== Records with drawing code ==
%%

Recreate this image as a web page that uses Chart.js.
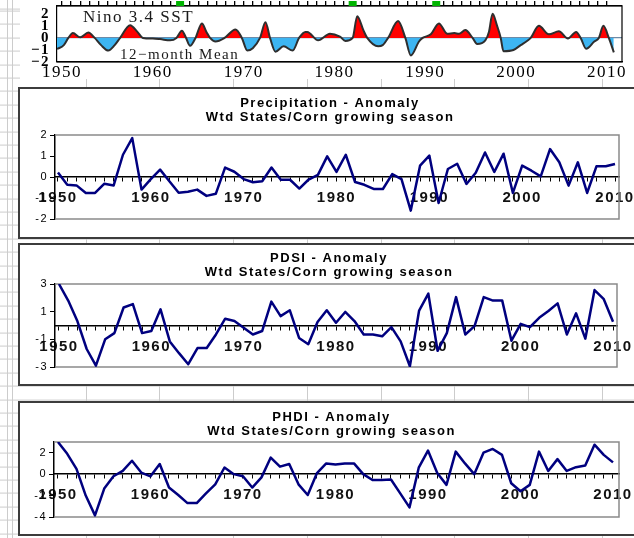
<!DOCTYPE html>
<html>
<head>
<meta charset="utf-8">
<script src="https://cdn.jsdelivr.net/npm/chart.js@4.4.1/dist/chart.umd.min.js"></script>
<style>
  html, body { margin: 0; padding: 0; }
  body {
    width: 634px; height: 538px; position: relative; overflow: hidden;
    background-color: #fff;
    /* spreadsheet grid behind the charts */
    background-image:
      linear-gradient(to right, #cccccc 0 1px, transparent 1px),
      repeating-linear-gradient(to right, #cccccc 0 1px, transparent 1px 73.75px),
      repeating-linear-gradient(to bottom, #cccccc 0 1px, transparent 1px 13.4px);
    background-position: 7px 0, 12px 0, 0 10.6px;
    background-size: 1px 100%, auto, auto;
    background-repeat: no-repeat, repeat, repeat;
  }
  canvas { display: block; background: #fff; }
  #ninoBox { position: absolute; left: 20px; top: 0; }
  .frame { position: absolute; left: 18px; border: 2px solid #3c3c3c; border-right: none; background: #fff; width: 616px; }
</style>
</head>
<body>
<div id="ninoBox"><canvas id="ninoChart" width="614" height="79"></canvas></div>
<div class="frame" style="top:87px;height:148px"><canvas id="precipChart" width="614" height="148"></canvas></div>
<div class="frame" style="top:243px;height:139px"><canvas id="pdsiChart" width="614" height="139"></canvas></div>
<div class="frame" style="top:401px;height:131px"><canvas id="phdiChart" width="614" height="131"></canvas></div>

<script>
// ---- data ----
const firstYear = 1950;
const decadeLabels = [1950, 1960, 1970, 1980, 1990, 2000, 2010];
const subTitle = 'Wtd States/Corn growing season';

// Nino 3.4 SST, 12-month mean (decimal year, anomaly)
const ninoYears = [1949.45, 1950.2, 1950.7, 1951.2, 1952.0, 1952.9, 1953.6, 1954.3, 1955.1, 1955.8,
  1956.4, 1957.5, 1958.3, 1958.9, 1960.0, 1960.8, 1961.9, 1962.6, 1963.2, 1963.6,
  1964.1, 1964.7, 1965.4, 1965.9, 1966.3, 1966.9, 1967.9, 1969.1, 1969.8, 1970.4,
  1971.0, 1971.8, 1972.4, 1972.9, 1973.5, 1974.4, 1975.4, 1976.1, 1976.8, 1977.0,
  1978.2, 1979.5, 1980.6, 1981.2, 1982.0, 1982.5, 1983.2, 1983.6, 1984.8, 1985.3,
  1985.9, 1987.0, 1987.8, 1988.4, 1989.3, 1989.7, 1990.6, 1991.5, 1992.4, 1993.2,
  1993.7, 1994.4, 1995.2, 1995.7, 1996.6, 1997.0, 1997.4, 1997.9, 1998.3, 1998.6,
  1999.7, 2000.5, 2001.3, 2001.6, 2002.5, 2003.6, 2004.7, 2005.7, 2006.6, 2007.1,
  2007.7, 2008.6, 2009.1, 2009.6, 2010.2, 2010.75];
const ninoValues = [-0.92, -0.6, 0.0, 0.4, 0.05, 0.45, 0.0, -0.6, -1.05, -0.6,
  0.0, 1.05, 0.5, 0.0, -0.05, -0.1, -0.2, 0.0, 0.6, 0.1,
  -0.65, 0.0, 1.2, 0.5, 0.0, -0.3, 0.0, 0.7, 0.0, -1.05,
  -0.85, 0.0, 1.3, 0.0, -1.15, -0.7, -1.05, 0.0, 0.5, 0.5,
  -0.2, 0.35, 0.1, -0.25, 0.0, 1.8, 0.6, 0.0, -0.7, -0.6,
  0.0, 1.4, 0.0, -1.45, -0.3, 0.0, 0.3, 1.2, 0.35, 0.4,
  0.35, 0.65, 0.0, -0.5, -0.2, 0.5, 2.0, 1.0, 0.0, -1.1,
  -1.0, -0.6, -0.2, 0.0, 1.0, 0.3, 0.55, -0.05, 0.5, 0.0,
  -0.9, -0.3, 0.0, 1.0, 0.0, -1.2];
const ninoTicks = [-2, -1, 0, 1, 2];
const volcanoYears = [1963.0, 1982.0, 1991.2];

// Annual anomalies 1950-2010
const precipValues = [0.22, -0.37, -0.4, -0.76, -0.76, -0.32, -0.4, 1.06, 1.85, -0.6,
  -0.1, 0.35, -0.2, -0.75, -0.7, -0.6, -0.9, -0.8, 0.45, 0.25,
  -0.1, -0.25, -0.2, 0.45, -0.13, -0.13, -0.55, -0.12, 0.1, 0.98,
  0.24, 1.06, -0.24, -0.37, -0.57, -0.57, 0.14, -0.1, -1.6, 0.54,
  1.02, -1.24, 0.38, 0.63, -0.33, 0.2, 1.17, 0.24, 1.11, -0.76,
  0.54, 0.3, 0.03, 1.33, 0.7, -0.41, 0.7, -0.76, 0.51, 0.51,
  0.62];
const precipTicks = [-2, -1, 0, 1, 2];

const pdsiValues = [3.0, 1.8, 0.3, -1.7, -2.9, -1.0, -0.55, 1.3, 1.55, -0.55,
  -0.4, 1.17, -1.15, -2.0, -2.8, -1.63, -1.63, -0.65, 0.49, 0.32,
  -0.17, -0.65, -0.4, 1.73, 0.68, 1.1, -0.9, -1.35, 0.25, 1.1,
  0.2, 0.98, 0.32, -0.65, -0.65, -0.78, -0.12, -1.15, -2.95, 1.08,
  2.3, -1.83, -0.55, 2.05, -0.65, -0.05, 2.05, 1.8, 1.8, -1.1,
  0.12, -0.12, 0.56, 1.05, 1.6, -0.65, 0.88, -0.95, 2.56, 1.9,
  0.27];
const pdsiTicks = [-3, -1, 1, 3];

const phdiValues = [3.0, 1.9, 0.5, -2.0, -3.85, -1.35, -0.2, 0.3, 1.25, 0.15,
  -0.2, 0.95, -1.25, -1.95, -2.7, -2.7, -1.8, -0.95, 0.62, 0.0,
  -0.2, -1.25, -0.3, 1.55, 0.7, 0.95, -0.95, -1.95, 0.1, 1.0,
  0.9, 1.0, 1.0, 0.0, -0.55, -0.55, -0.5, -1.8, -3.1, 0.6,
  2.2, 0.1, -1.0, 2.1, 1.0, 0.0, 2.0, 2.35, 1.8, -0.85,
  -1.6, -1.0, 2.1, 0.3, 1.4, 0.3, 0.65, 0.8, 2.75, 1.8,
  1.1];
const phdiTicks = [-4, -2, 0, 2];

const years = precipValues.map((v, i) => firstYear + i);

const sans = '"Liberation Sans", Arial, sans-serif';
const serif = '"Liberation Serif", "Times New Roman", serif';

// plot box lines (top, right, bottom) + letter spacing for the stretched old-style text
const plotFrame = {
  id: 'plotFrame',
  beforeDraw(chart, args, opts) {
    chart.ctx.letterSpacing = opts.spacing || '0px';
  },
  beforeDatasetsDraw(chart, args, opts) {
    const { ctx, chartArea: a } = chart;
    ctx.save();
    ctx.strokeStyle = opts.color;
    ctx.lineWidth = opts.width;
    ctx.beginPath();
    ctx.moveTo(a.left, a.top);
    ctx.lineTo(a.right, a.top);
    ctx.lineTo(a.right, a.bottom);
    ctx.lineTo(a.left, a.bottom);
    ctx.stroke();
    ctx.restore();
  }
};

// two-line bold title, centred a little left of the plot centre like the original
const panelTitle = {
  id: 'panelTitle',
  afterDraw(chart, args, opts) {
    if (!opts.lines) return;
    const { ctx, chartArea: a } = chart;
    ctx.save();
    ctx.fillStyle = '#000';
    ctx.font = 'bold 13px ' + sans;
    ctx.textAlign = 'center';
    ctx.textBaseline = 'middle';
    const cx = (a.left + a.right) / 2 + opts.dx;
    opts.lines.forEach((t, i) => ctx.fillText(t, cx, opts.top + i * 14));
    ctx.restore();
  }
};

// labels and volcano markers of the Nino strip
const ninoDecor = {
  id: 'ninoDecor',
  afterDatasetsDraw(chart) {
    const { ctx, chartArea: a } = chart;
    const x = chart.scales.x;
    ctx.save();
    ctx.fillStyle = '#00b400';
    volcanoYears.forEach(yr => {
      const px = x.getPixelForValue(yr);
      ctx.fillRect(px - 4, a.top - 5, 8, 5);
    });
    ctx.fillStyle = '#1a1a1a';
    ctx.textBaseline = 'middle';
    ctx.textAlign = 'left';
    ctx.font = '17px ' + serif;
    ctx.fillText('Nino 3.4 SST', 63, 18);
    ctx.font = '15px ' + serif;
    ctx.fillText('12\u2212month Mean', 100, 55);
    ctx.restore();
  }
};

function initNinoChart() {
  const ctx = document.getElementById('ninoChart');
  if (!ctx) return;
  new Chart(ctx, {
    type: 'line',
    data: {
      datasets: [{
        data: ninoYears.map((yr, i) => ({ x: yr, y: ninoValues[i] })),
        borderColor: '#2e2e2e',
        borderWidth: 2,
        pointRadius: 0,
        cubicInterpolationMode: 'monotone',
        fill: { target: 'origin', above: '#ff0000', below: '#3db5f2' }
      }]
    },
    options: {
      responsive: false,
      animation: false,
      layout: { padding: { left: 0, right: 12, top: 0, bottom: 0 }, autoPadding: false },
      plugins: {
        legend: { display: false },
        tooltip: { enabled: false },
        plotFrame: { color: '#000', width: 1.2, spacing: '1.5px' }
      },
      scales: {
        x: {
          type: 'linear', position: 'bottom', min: 1949.45, max: 2011.65,
          afterBuildTicks: s => { s.ticks = decadeLabels.map(v => ({ value: v })); },
          afterFit: s => { s.height = 17; s.paddingLeft = 0; s.paddingRight = 0; },
          border: { color: '#000', width: 1.2 },
          grid: { display: false, drawTicks: false },
          ticks: { autoSkip: false, maxRotation: 0, padding: 2, color: '#000',
                   font: { family: serif, size: 17, lineHeight: 1 },
                   callback: v => String(v) }
        },
        xTop: {
          type: 'linear', position: 'top', min: 1949.45, max: 2011.65,
          afterBuildTicks: s => { s.ticks = years.map(v => ({ value: v })); },
          afterFit: s => { s.height = 6; s.paddingLeft = 0; s.paddingRight = 0; },
          border: { color: '#000', width: 1.2 },
          grid: { drawOnChartArea: false, tickLength: 5, color: '#000', lineWidth: 1.3 },
          ticks: { display: false }
        },
        y: {
          min: -2, max: 2.65,
          afterBuildTicks: s => { s.ticks = ninoTicks.map(v => ({ value: v })); },
          afterFit: s => { s.width = 37; s.paddingTop = 0; s.paddingBottom = 0; },
          border: { color: '#000', width: 1.2 },
          grid: {
            drawTicks: false, lineWidth: 1.2,
            color: c => (c.tick && c.tick.value === 0) ? '#6d8aa6' : 'rgba(0,0,0,0)'
          },
          ticks: { autoSkip: false, padding: 7, color: '#000',
                   font: { family: serif, size: 15, weight: 'bold', lineHeight: 1 },
                   callback: v => String(v).replace('-', '\u2212') }
        }
      }
    },
    plugins: [plotFrame, ninoDecor]
  });
}

function initPanel(id, title, values, yTicks, yMin, yMax, xMin, xMax, pad, titleTop, dx) {
  const ctx = document.getElementById(id);
  if (!ctx) return;
  new Chart(ctx, {
    type: 'line',
    data: {
      datasets: [{
        data: values.map((v, i) => ({ x: years[i], y: v })),
        borderColor: '#00007f',
        borderWidth: 2.5,
        borderJoinStyle: 'round',
        pointRadius: 0,
        tension: 0
      }]
    },
    options: {
      responsive: false,
      animation: false,
      layout: { padding: pad, autoPadding: false },
      plugins: {
        legend: { display: false },
        tooltip: { enabled: false },
        panelTitle: { lines: [title, subTitle], top: titleTop, dx: dx },
        plotFrame: { color: '#8a8a8a', width: 1.5, spacing: '1.5px' }
      },
      scales: {
        x: {
          type: 'linear', position: { y: 0 }, min: xMin, max: xMax,
          afterBuildTicks: s => { s.ticks = years.map(v => ({ value: v })); },
          afterFit: s => { s.paddingLeft = 0; s.paddingRight = 0; },
          border: { color: '#000', width: 1.5 },
          grid: { drawOnChartArea: false, drawTicks: true, tickLength: 4, color: '#000', lineWidth: 1 },
          ticks: {
            autoSkip: false, maxRotation: 0, padding: 8, color: '#111',
            font: { family: sans, size: 15, weight: 'bold' },
            callback: v => decadeLabels.includes(v) ? String(v) : ''
          }
        },
        y: {
          min: yMin, max: yMax,
          afterBuildTicks: s => { s.ticks = yTicks.map(v => ({ value: v })); },
          afterFit: s => { s.width = pad.yWidth; s.paddingTop = 0; s.paddingBottom = 0; },
          border: { color: '#000', width: 1.5 },
          grid: { drawOnChartArea: false, tickLength: 5, color: '#000' },
          ticks: { autoSkip: false, padding: 2, color: '#000', font: { family: sans, size: 11 } }
        }
      }
    },
    plugins: [plotFrame, panelTitle]
  });
}

document.addEventListener('DOMContentLoaded', function () {
  initNinoChart();
  initPanel('precipChart', 'Precipitation - Anomaly', precipValues, precipTicks, -2, 2,
    1949.68, 2010.43, { left: 0, right: 15, top: 46, bottom: 18, yWidth: 35 }, 14, -7);
  initPanel('pdsiChart', 'PDSI - Anomaly', pdsiValues, pdsiTicks, -3, 3,
    1949.57, 2010.43, { left: 0, right: 17, top: 39, bottom: 17, yWidth: 35 }, 13, -7);
  initPanel('phdiChart', 'PHDI - Anomaly', phdiValues, phdiTicks, -4, 3,
    1949.57, 2010.65, { left: 0, right: 15, top: 39, bottom: 17, yWidth: 34 }, 14, -5);
});
</script>
</body>
</html>
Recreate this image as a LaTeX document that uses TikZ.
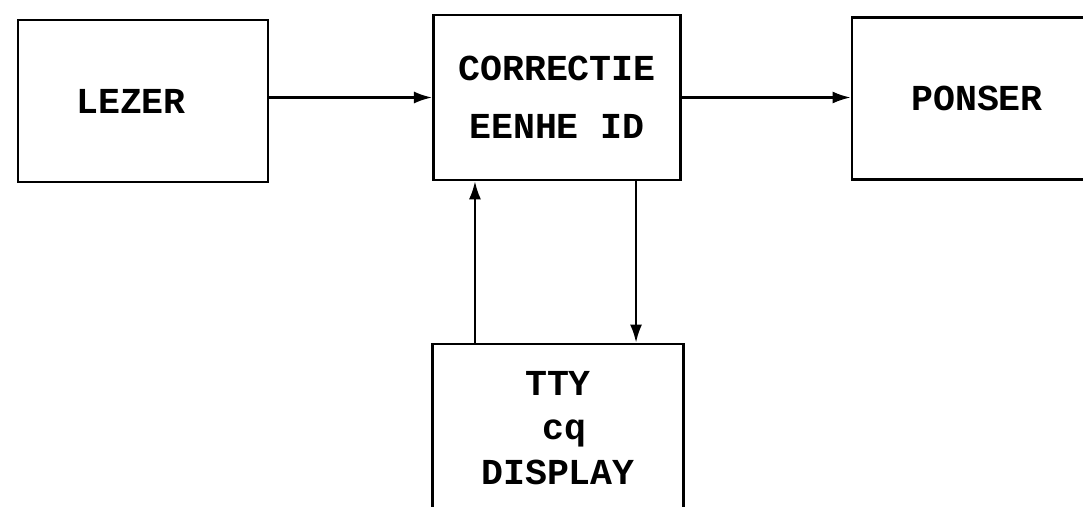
\documentclass[tikz,border=0pt]{standalone}
\usepackage{fontspec}
\setmonofont{Liberation Mono}
\usetikzlibrary{arrows.meta}
\tikzset{
	blok/.style={draw, line width=2pt, inner sep=0pt, align=center,
		font=\ttfamily\bfseries\fontsize{26}{30}\selectfont}
}
\begin{document}
\begin{tikzpicture}[x=0.025cm, y=-0.025cm, >={Latex[length=0.45cm, width=0.3cm]}]
			\clip (0,0) rectangle (1083,506);
			\node[blok, minimum width=6.25cm, minimum height=4.05cm] (lezer) at (143,101) {LEZER\hspace{0.6cm}};
			\node[blok, minimum width=6.18cm, minimum height=4.12cm] (corr) at (557,97.5) {CORRECTIE\hspace{0.3cm}\\[0.4cm]EENHE ID\hspace{0.3cm}};
			\node[blok, minimum width=6.25cm, minimum height=4.03cm] (ponser) at (977,98.5) {PONSER};
			\node[blok, minimum width=6.28cm, minimum height=4.2cm] (tty) at (558,428) {TTY\hspace{0.3cm}\\[0.05cm]\hspace{0.3cm}cq\\[0.05cm]DISPLAY};
			\draw[->, line width=1.5pt] (lezer.east |- corr) -- (corr.west);
			\draw[->, line width=1.5pt] (corr.east) -- (corr.east -| ponser.west);
			\draw[->, line width=1.5pt] ([xshift=1.1cm]tty.north west) -- ([xshift=1.1cm]tty.north west |- corr.south);
			\draw[->, line width=1.5pt] ([xshift=-1.15cm]corr.south east) -- ([xshift=-1.15cm]corr.south east |- tty.north);
		\end{tikzpicture}
\end{document}
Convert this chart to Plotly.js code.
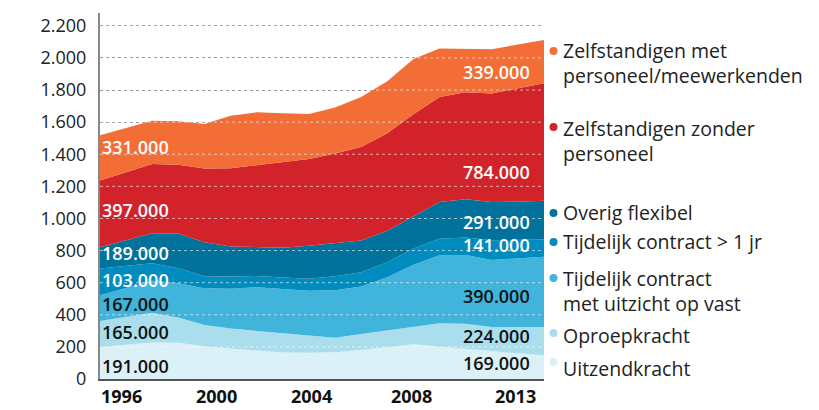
<!DOCTYPE html>
<html>
<head>
<meta charset="utf-8">
<script src="https://cdn.plot.ly/plotly-3.0.1.min.js"></script>
<style>html,body{margin:0;padding:0;background:#fff;}#chart{width:819px;height:410px;}</style>
</head>
<body>
<div id="chart"></div>
<script>
// ---- data (x 1000 persons) ----
const years = [1996,1997,1998,1999,2000,2001,2002,2003,2004,2005,2006,2007,2008,2009,2010,2011,2012,2013];
const uitzendkracht = [200,213,227,226,204,190,178,165,163,166,180,198,216,203,188,173,160,148];
const oproepkracht  = [162,174,185,157,133,124,121,119,106,91,100,103,106,144,156,151,164,176];
const tijdelijkVast = [160,180,200,214,228,248,273,276,280,296,296,333,389,424,429,418,427,437];
const tijdelijkLang = [166,137,109,93,75,76,70,73,75,87,89,94,102,102,109,123,116,108];
const overigFlex    = [133,159,187,216,212,187,179,185,206,207,198,195,199,229,237,238,237,241];
const zzp           = [416,426,431,429,459,488,511,533,540,558,582,608,638,654,667,676,708,733];
const zmp           = [282,275,269,271,277,327,329,305,281,287,311,324,344,303,271,275,272,269];

// series order: bottom -> top
const seriesNames = ["Uitzendkracht","Oproepkracht","Tijdelijk contract<br>met uitzicht op vast","Tijdelijk contract > 1 jr","Overig flexibel","Zelfstandigen zonder<br>personeel","Zelfstandigen met<br>personeel/meewerkenden"];
const seriesValues = [uitzendkracht, oproepkracht, tijdelijkVast, tijdelijkLang, overigFlex, zzp, zmp];
const startLabels = [191,165,167,103,189,397,331];
const endLabels   = [169,224,390,141,291,784,339];
const xTickVals = [1996,2000,2004,2008,2013];
const xTickText = ["1996","2000","2004","2008","2013"];

// ---- styling ----
const colors = ["#dcf0f7","#aadeec","#40b4da","#008cbf","#00729c","#d2232a","#f26e36"];
const labelColors = ["#111","#111","#111","#fff","#fff","#fff","#fff"];
const endLabelColors = ["#111","#111","#111","#fff","#fff","#fff","#fff"];
const startLabelY = [83,295,467,617,783,1053,1447];
const endLabelY = [98,268,519,832,980,1292,1915];
const legendY = [368,335,291,242,212,141,63];   // pixel centers
const dotY = [362,333,278,242,213,127,51];
const xTickShift = [0,12,3,-2,-7];
const xTickAnchor = ["left","center","center","center","right"];

const H = 410, T = 13, B = 31, L = 100, R = 275;
const plotH = H - T - B, plotW = 819 - L - R;
const py = y => (H - B - y) / plotH;
const px = x => (x - L) / plotW;

function fmt(n){ return String(n*1000).replace(/\B(?=(\d{3})+(?!\d))/g,'.'); }

const traces = seriesValues.map((vals,i)=>({
  x: years, y: vals, type:'scatter', mode:'lines', stackgroup:'one',
  name: seriesNames[i], line:{width:0, color:colors[i]}, fillcolor:colors[i],
  hoverinfo:'skip', showlegend:false
}));

const numFont = c => ({family:'Open Sans', size:18, weight:600, color:c});
const annotations = [];
startLabels.forEach((v,i)=>annotations.push({
  xref:'x', yref:'y', x:years[0], y:startLabelY[i], xanchor:'left', yanchor:'middle',
  xshift:1, borderpad:0, text:fmt(v), showarrow:false, font:numFont(labelColors[i])
}));
endLabels.forEach((v,i)=>annotations.push({
  xref:'x', yref:'y', x:years[years.length-1], y:endLabelY[i], xanchor:'right', yanchor:'middle',
  xshift:-13, borderpad:0, text:fmt(v), showarrow:false, font:numFont(endLabelColors[i])
}));
seriesNames.forEach((n,i)=>annotations.push({
  xref:'paper', yref:'paper', x:px(561), y:py(legendY[i]), xanchor:'left', yanchor:'middle', align:'left',
  text:n, showarrow:false, font:{family:'Open Sans', size:19.5, color:'#222'}
}));
xTickVals.forEach((v,i)=>annotations.push({
  xref:'x', yref:'paper', x:v, y:py(409), xanchor:xTickAnchor[i], yanchor:'bottom', xshift:xTickShift[i],
  borderpad:0, text:xTickText[i], showarrow:false, font:{family:'Open Sans', size:18, weight:700, color:'#111'}
}));

const shapes = [];
for (let g=200; g<=2200; g+=200){
  shapes.push({type:'line', xref:'paper', yref:'y', x0:0, x1:1, y0:g, y1:g, layer:'above',
    line:{color:'rgba(255,255,255,0.6)', width:1, dash:'dot'}});
}
colors.forEach((c,i)=>shapes.push({type:'circle', xref:'paper', yref:'paper',
  x0:px(549.5), x1:px(557.5), y0:py(dotY[i]+4), y1:py(dotY[i]-4), fillcolor:c, line:{width:0}}));

const layout = {
  width:819, height:410, margin:{l:L, r:R, t:T, b:B},
  paper_bgcolor:'#fff', plot_bgcolor:'#fff', separators:',.',
  showlegend:false,
  xaxis:{range:[1996,2013], showgrid:false, zeroline:false, showticklabels:false, ticks:'',
    showline:true, linecolor:'#555', linewidth:2, fixedrange:true},
  yaxis:{range:[0,2280], tick0:0, dtick:200, tickformat:',d', showgrid:true, gridcolor:'#6a6a6a', griddash:'dot', gridwidth:1,
    zeroline:false, showline:true, linecolor:'#888', linewidth:2, ticks:'', ticklabelstandoff:8,
    tickfont:{family:'Open Sans', size:18, color:'#222'}, fixedrange:true},
  annotations, shapes
};
Plotly.newPlot('chart', traces, layout, {staticPlot:true, displayModeBar:false});
</script>
</body>
</html>
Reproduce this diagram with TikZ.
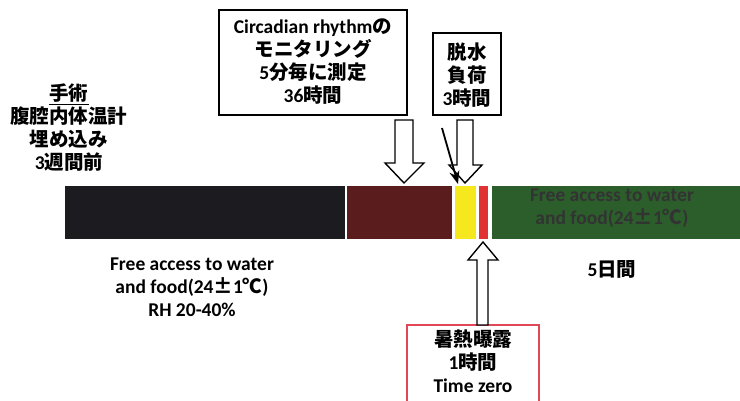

%%

== Task goal ==
Find "uses". Copy every line it occurs in.

== Correct response ==
Recreate this image as a web page that uses Chart.js.
Recreate this image as a LaTeX document that uses TikZ.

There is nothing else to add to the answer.